_GOAL_
Take the material below and retype it in full; pictures are left out.

_MATERIAL PROVIDED_
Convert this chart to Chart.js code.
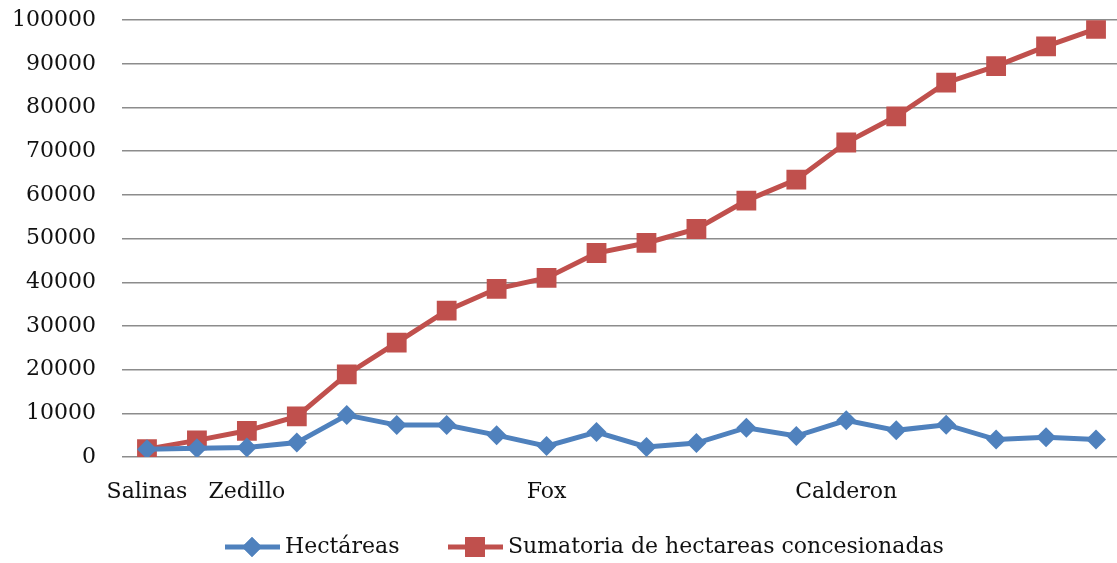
<!DOCTYPE html>
<html>
<head>
<meta charset="utf-8">
<script src="https://cdn.jsdelivr.net/npm/chart.js@4/dist/chart.umd.min.js"></script>
<style>
  html, body { margin: 0; padding: 0; background: #fff; overflow: hidden; }
  #wrap { position: absolute; left: 0; top: -19px; width: 1135px; height: 582px; }
</style>
</head>
<body>
<div id="wrap"><canvas id="chart" width="1135" height="582"></canvas></div>
<script>
// categories (only some periods carry a name)
const periods = ["Salinas", "", "Zedillo", "", "", "", "", "", "Fox", "", "", "", "", "", "Calderon", "", "", "", "", ""];

// series values
const hectareas = [1800, 2000, 2200, 3300, 9600, 7300, 7300, 5000, 2500, 5700, 2300, 3200, 6700, 4800, 8400, 6100, 7400, 4000, 4500, 4000];
const sumatoria = [1800, 3800, 6000, 9300, 18900, 26200, 33500, 38500, 41000, 46700, 49000, 52200, 58700, 63500, 72000, 78000, 85700, 89500, 94000, 98000];

const yTicks = [0, 10000, 20000, 30000, 40000, 50000, 60000, 70000, 80000, 90000, 100000];

const BLUE = "#4F81BD";
const RED = "#C0504D";
const FONT = "'DejaVu Serif', 'Liberation Serif', serif";

// legend drawn by hand: line + marker + text, like the office chart
const lineLegend = {
    id: "lineLegend",
    afterDraw(chart) {
        const ctx = chart.ctx;
        const y = chart.height - 16;
        const items = [
            { x: 225, ds: chart.data.datasets[0] },
            { x: 448, ds: chart.data.datasets[1] }
        ];
        ctx.save();
        items.forEach(it => {
            const ds = it.ds;
            ctx.strokeStyle = ds.borderColor;
            ctx.lineWidth = 5;
            ctx.beginPath();
            ctx.moveTo(it.x, y);
            ctx.lineTo(it.x + 55, y);
            ctx.stroke();
            ctx.fillStyle = ds.borderColor;
            Chart.helpers.drawPoint(ctx, {
                pointStyle: ds.pointStyle,
                radius: ds.pointRadius,
                borderWidth: 0
            }, it.x + 27, y);
            ctx.fill();
            ctx.fillStyle = "#111";
            ctx.font = "22px " + FONT;
            ctx.textBaseline = "middle";
            ctx.textAlign = "left";
            ctx.fillText(ds.label, it.x + 60, y);
        });
        ctx.restore();
    }
};

new Chart(document.getElementById("chart").getContext("2d"), {
    type: "line",
    data: {
        labels: periods,
        datasets: [
            {
                label: "Hectáreas",
                data: hectareas,
                borderColor: BLUE,
                backgroundColor: BLUE,
                borderWidth: 5,
                pointStyle: "rectRot",
                pointRadius: 10,
                pointBorderWidth: 0,
                tension: 0
            },
            {
                label: "Sumatoria de hectareas concesionadas",
                data: sumatoria,
                borderColor: RED,
                backgroundColor: RED,
                borderWidth: 5,
                pointStyle: "rect",
                pointRadius: 14,
                pointBorderWidth: 0,
                tension: 0
            }
        ]
    },
    options: {
        responsive: false,
        animation: false,
        layout: { padding: { top: 6, right: 0, bottom: 50, left: 0 } },
        plugins: {
            legend: { display: false },
            tooltip: { enabled: false }
        },
        scales: {
            x: {
                offset: true,
                grid: { display: false, drawTicks: false },
                border: { display: false },
                ticks: {
                    autoSkip: false,
                    maxRotation: 0,
                    padding: 22,
                    color: "#111",
                    font: { family: FONT, size: 22 }
                },
                afterFit(scale) { scale.height = 56; }
            },
            y: {
                min: 0,
                max: 100000,
                afterBuildTicks(scale) { scale.ticks = yTicks.map(v => ({ value: v })); },
                grid: { color: "#8c8c8c", lineWidth: 1.5, drawTicks: false },
                border: { display: false },
                ticks: {
                    padding: 26,
                    color: "#111",
                    font: { family: FONT, size: 22 },
                    callback: v => String(v)
                },
                afterFit(scale) { scale.width = 122; }
            }
        }
    },
    plugins: [lineLegend]
});
</script>
</body>
</html>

_COMPLETED EXERCISE_
Convert this chart to Chart.js code.
<!DOCTYPE html>
<html>
<head>
<meta charset="utf-8">
<script src="https://cdn.jsdelivr.net/npm/chart.js@4/dist/chart.umd.min.js"></script>
<style>
  html, body { margin: 0; padding: 0; background: #fff; overflow: hidden; }
  #wrap { position: absolute; left: 0; top: -19px; width: 1135px; height: 582px; }
</style>
</head>
<body>
<div id="wrap"><canvas id="chart" width="1135" height="582"></canvas></div>
<script>
// categories (only some periods carry a name)
const periods = ["Salinas", "", "Zedillo", "", "", "", "", "", "Fox", "", "", "", "", "", "Calderon", "", "", "", "", ""];

// series values
const hectareas = [1800, 2000, 2200, 3300, 9600, 7300, 7300, 5000, 2500, 5700, 2300, 3200, 6700, 4800, 8400, 6100, 7400, 4000, 4500, 4000];
const sumatoria = [1800, 3800, 6000, 9300, 18900, 26200, 33500, 38500, 41000, 46700, 49000, 52200, 58700, 63500, 72000, 78000, 85700, 89500, 94000, 98000];

const yTicks = [0, 10000, 20000, 30000, 40000, 50000, 60000, 70000, 80000, 90000, 100000];

const BLUE = "#4F81BD";
const RED = "#C0504D";
const FONT = "'DejaVu Serif', 'Liberation Serif', serif";

// legend drawn by hand: line + marker + text, like the office chart
const lineLegend = {
    id: "lineLegend",
    afterDraw(chart) {
        const ctx = chart.ctx;
        const y = chart.height - 16;
        const items = [
            { x: 225, ds: chart.data.datasets[0] },
            { x: 448, ds: chart.data.datasets[1] }
        ];
        ctx.save();
        items.forEach(it => {
            const ds = it.ds;
            ctx.strokeStyle = ds.borderColor;
            ctx.lineWidth = 5;
            ctx.beginPath();
            ctx.moveTo(it.x, y);
            ctx.lineTo(it.x + 55, y);
            ctx.stroke();
            ctx.fillStyle = ds.borderColor;
            Chart.helpers.drawPoint(ctx, {
                pointStyle: ds.pointStyle,
                radius: ds.pointRadius,
                borderWidth: 0
            }, it.x + 27, y);
            ctx.fill();
            ctx.fillStyle = "#111";
            ctx.font = "22px " + FONT;
            ctx.textBaseline = "middle";
            ctx.textAlign = "left";
            ctx.fillText(ds.label, it.x + 60, y);
        });
        ctx.restore();
    }
};

new Chart(document.getElementById("chart").getContext("2d"), {
    type: "line",
    data: {
        labels: periods,
        datasets: [
            {
                label: "Hectáreas",
                data: hectareas,
                borderColor: BLUE,
                backgroundColor: BLUE,
                borderWidth: 5,
                pointStyle: "rectRot",
                pointRadius: 10,
                pointBorderWidth: 0,
                tension: 0
            },
            {
                label: "Sumatoria de hectareas concesionadas",
                data: sumatoria,
                borderColor: RED,
                backgroundColor: RED,
                borderWidth: 5,
                pointStyle: "rect",
                pointRadius: 14,
                pointBorderWidth: 0,
                tension: 0
            }
        ]
    },
    options: {
        responsive: false,
        animation: false,
        layout: { padding: { top: 6, right: 0, bottom: 50, left: 0 } },
        plugins: {
            legend: { display: false },
            tooltip: { enabled: false }
        },
        scales: {
            x: {
                offset: true,
                grid: { display: false, drawTicks: false },
                border: { display: false },
                ticks: {
                    autoSkip: false,
                    maxRotation: 0,
                    padding: 22,
                    color: "#111",
                    font: { family: FONT, size: 22 }
                },
                afterFit(scale) { scale.height = 56; }
            },
            y: {
                min: 0,
                max: 100000,
                afterBuildTicks(scale) { scale.ticks = yTicks.map(v => ({ value: v })); },
                grid: { color: "#8c8c8c", lineWidth: 1.5, drawTicks: false },
                border: { display: false },
                ticks: {
                    padding: 26,
                    color: "#111",
                    font: { family: FONT, size: 22 },
                    callback: v => String(v)
                },
                afterFit(scale) { scale.width = 122; }
            }
        }
    },
    plugins: [lineLegend]
});
</script>
</body>
</html>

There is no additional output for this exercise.